The plaintiffs in the case were New York's troubled utility, Consolidated Edison,and American Electric Power, a Midwest utility holding company. They complained that the FERC, in writing the public utility act regulations, overstepped its legislative authority on several key points.

The Appeals Court ruled in favor of the utilities on two major points:

* The judges found that the FERC had not demonstrated satisfactorily that its ''avoided cost'' approach to pricing power from small producers and cogenerators was in the economic best interest of utility customers.

In essence, the avoided-cost provision ordered utilities to pay the independent producer/consumer at a rate equal to the amount the utility saved in fuel costs by buying electricity from the independent. And the utility had to pay independents at a rate equal to the amount the utility saved by not building , if a new generating facility would have been needed to supply the power the independent produced.

Consolidated Edison's lawyers argued that in many cases this avoided cost was higher than the wholesale price for electricity. Thus, they argued, ConEd's customers were being forced to subsidize the independent electricity producers.

FERC lawyers said that this provision was in the long-term best interest of the consumer because it opened new sources of electricity and that avoided cost, by definition, would not cost consumers extra.

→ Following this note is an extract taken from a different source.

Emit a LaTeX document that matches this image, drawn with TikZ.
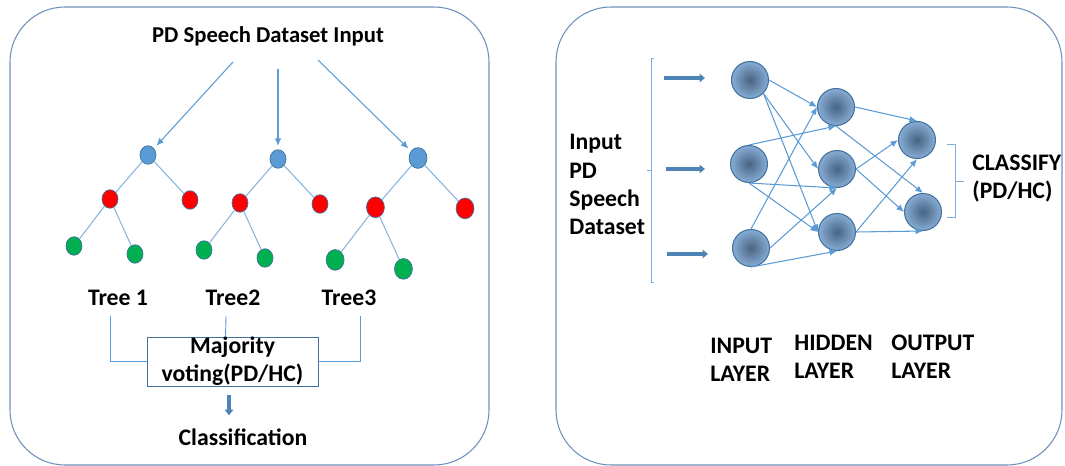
\documentclass[tikz,border=0pt]{standalone}
\usepackage{fontspec}
\setmainfont{Carlito}
\usetikzlibrary{positioning}
\usetikzlibrary{arrows,arrows.meta}
\usetikzlibrary{shapes.geometric}
\definecolor{lineblue}{RGB}{91,155,213}
\definecolor{edgeblue}{RGB}{65,113,156}
\definecolor{leafgreen}{RGB}{0,176,80}
\definecolor{panelblue}{RGB}{110,145,185}
\definecolor{coredark}{RGB}{72,100,130}
\definecolor{rimlight}{RGB}{135,172,212}

\tikzset{
 panel/.style={draw=panelblue, rounded corners=1.1cm, line width=0.6pt},
 lbl/.style={font=\bfseries\fontsize{13.5}{16}\selectfont, inner sep=0pt},
 heading/.style={font=\bfseries\fontsize{12.9}{15}\selectfont, inner sep=0pt},
 treenode/.style={ellipse, draw=edgeblue, line width=0.4pt, inner sep=0pt},
 treeedge/.style={draw=lineblue!75, line width=0.6pt},
 feed/.style={-{Latex[length=0.15cm,width=0.13cm]}, draw=lineblue, line width=0.6pt},
 fatarrow/.style={-{Triangle[length=0.11cm,width=0.17cm]}, draw=lineblue!85!black, line width=2.2pt},
 neuron/.style={circle, draw=edgeblue, line width=0.6pt, minimum size=0.74cm,
   inner color=coredark, outer color=rimlight},
 votebox/.style={draw=edgeblue, line width=0.5pt, minimum width=3.42cm,
   minimum height=0.98cm, align=center, inner sep=0pt}
}

\begin{document}
\begin{tikzpicture}[x=0.02cm,y=-0.02cm]
 \useasboundingbox (0,0) rectangle (1065,466);
 \draw[panel] (10,7) rectangle (489,465);
 \draw[panel] (556,7) rectangle (1062,465);

 % random forest side
 \node[heading] (data) at (268,36) {PD Speech Dataset Input};
 \coordinate (s1) at (233,62);
 \coordinate (s2) at (278,69);
 \coordinate (s3) at (318,60);
 \foreach \i/\x/\y/\s in {1/148/155/1, 2/278/159/1, 3/418/158/1.12}{
  \node[treenode, fill=lineblue, minimum width={0.32cm*\s}, minimum height={0.37cm*\s}] (r\i) at (\x,\y) {};
  \node[treenode, fill=red, minimum width={0.32cm*\s}, minimum height={0.37cm*\s}] (a\i) at (\x-38*\s,\y+44*\s) {};
  \node[treenode, fill=red, minimum width={0.32cm*\s}, minimum height={0.37cm*\s}] (b\i) at (\x+42*\s,\y+45*\s) {};
  \node[treenode, fill=leafgreen, minimum width={0.32cm*\s}, minimum height={0.37cm*\s}] (c\i) at (\x-74*\s,\y+91*\s) {};
  \node[treenode, fill=leafgreen, minimum width={0.32cm*\s}, minimum height={0.37cm*\s}] (d\i) at (\x-13*\s,\y+99*\s) {};
  \draw[treeedge] (r\i) -- (a\i);
  \draw[treeedge] (r\i) -- (b\i);
  \draw[treeedge] (a\i) -- (c\i);
  \draw[treeedge] (a\i) -- (d\i);
  \draw[feed, shorten >=2pt] (s\i) -- (r\i);
 }
 \node[lbl] (t1) at (118,298) {Tree 1};
 \node[lbl] (t2) at (233,298) {Tree2};
 \node[lbl] (t3) at (349,298) {Tree3};
 \node[votebox, lbl, inner sep=0pt, minimum width=3.42cm, minimum height=0.98cm] (vote) at (232.5,361.5) {Majority\\voting(PD/HC)};
 \draw[draw=lineblue, line width=0.5pt] ([xshift=-0.16cm,yshift=-0.2cm]t1.south) |- (vote.west);
 \draw[draw=lineblue, line width=0.5pt] ([xshift=-0.14cm,yshift=-0.2cm]t2.south) -- ([xshift=-0.14cm]vote.north);
 \draw[draw=lineblue, line width=0.5pt] ([xshift=0.22cm,yshift=-0.2cm]t3.south) |- (vote.east);
 \node[lbl] (cls) at (243,437) {Classification};
 \draw[fatarrow, shorten <=0.18cm, shorten >=0.26cm] ([xshift=-0.07cm]vote.south) -- ([xshift=-0.07cm]vote.south |- cls.north);

 % neural network side
 \node[neuron] (i1) at (750,80) {};
 \node[neuron] (i2) at (749,164) {};
 \node[neuron] (i3) at (751,248) {};
 \node[neuron] (h1) at (836,107) {};
 \node[neuron] (h2) at (837,169) {};
 \node[neuron] (h3) at (837,232) {};
 \node[neuron] (o1) at (917,140) {};
 \node[neuron] (o2) at (923,212) {};
 \foreach \a/\b in {i1.east/h1.west, i1.south east/h2.west, i1.south east/h3.west,
   i2.north/h1.south, i2.south/h2.south, i2.south/h3.west,
   i3.north/h1.west, i3.east/h2.south, i3.south/h3.south,
   h1.east/o1.north, h1.south/o2.north, h2.east/o1.west, h2.east/o2.west,
   h3.east/o1.south, h3.east/o2.south}
  \draw[feed] (\a) -- (\b);
 \foreach \k/\xa/\xb/\y in {1/664/705/78, 2/666/705/169, 3/667/708/254}{
  \coordinate (p\k) at (\xa,\y);
  \coordinate (q\k) at (\xb,\y);
  \draw[fatarrow] (p\k) -- (q\k);
 }
 \draw[draw=lineblue!80, line width=0.5pt] (654,58) -- (651,58) -- (651,282) -- (654,282);
 \draw[draw=lineblue!80, line width=0.5pt] (651,170) -- (647,170);
 \draw[draw=lineblue!80, line width=0.5pt] (947,144) -- (955,144) -- (955,217) -- (947,217);
 \draw[draw=lineblue!80, line width=0.5pt] (955,181) -- (964,181);
 \node[lbl, align=left, anchor=west] (inp) at (569,184.5) {Input\\PD\\Speech\\Dataset};
 \node[lbl, align=left, anchor=west] (clf) at (972,178.5) {CLASSIFY\\(PD/HC)};
 \node[lbl, align=left, anchor=west] (lin) at (710,360) {INPUT\\LAYER};
 \node[lbl, align=left, anchor=west] (lhid) at (794,357) {HIDDEN\\LAYER};
 \node[lbl, align=left, anchor=west] (lout) at (891,357) {OUTPUT\\LAYER};
\end{tikzpicture}
\end{document}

* A second provision of the public utilities act to which the judges took exception dealt with interconnections. Under the act, if John Doe's windmill is in utility A's service area, but he can get a higher price from utility B, then utility A is required to allow him to hook his wind machine into A's system. Utility A then transmits an equivalent amount of current to utility B. Utility B pays the independent, who without A's powerline would have no way to take advantage of B's higher price. The government argued this was necessary because the utility was a ''monopsonist buyer'': That is, the independent producer practically speaking can only link into the grid belonging to the utility in whose service area he is located.

But the Appeals Court felt the government had failed to prove this point.

The sweeping nature of the decision took FERC officials working on the act by surprise.

''I'm shell-shocked. I don't know what to make of it. What really bothers me is the way the decision was written. It's as if the judge knew where he wanted to come out, so he backed into it. I really hate to see a nice program like this set back,'' says one FERC official.

''It was simply a bad decision,'' declares Adam Wenner, who helped draft the regulations in the Carter administration and now is in the private law practice. ''The judges didn't even come close to understanding the issues involved. What's so frustrating is that this is the one energy program of the Carter administration that has been working. Almost 3,000 megawatts -- the equivalent of three nuclear power plants--has come into being . . . for free.''

Even Edison Electric Institute (EEI) lawyers say they believe that this decision will not stand. For it to be overturned, however, the government will have to appeal the case to the Supreme Court. FERC commissioners met in closed session last week and considered the situation, but did not decide on a course of action.

Despite Mr. Wenner's partisan enthusiasm, an assessment of the success of the public utility act program is difficult to make. According to FERC records, Wenner's 3,000 megawatts is a paper figure: the sum of the rated capacity of all the cogeneration and small power production plans presented to the government.

''We have no way of telling how many of these projects are actually operating or under construction,'' explains Peggy Force of FERC. On the other hand, there are a number of operating facilities that have not filed with the commission, she reports.

However, the number of notices to participate in power production under provisions of PURPA has been growing rapidly. In 1980, the FERC received only 32 . For the next year, the number almost doubled. And since October, the beginning of this fiscal year, 70 notices have been received - a dozen since the Appeals Court decision.

The part of the act that gives states the authority to draft their own regulations was not affected by the ruling. So it will have little effect on states like California - one of the hotbeds of activity in the alternative energy field. The state recently released its PURPA regulations. The situation is similar in states like New Mexico, Vermont, and possibly Massachussetts, where there is strong public support and small producers and cogenerators will continue to find conditions favorable, Mr. Strong says.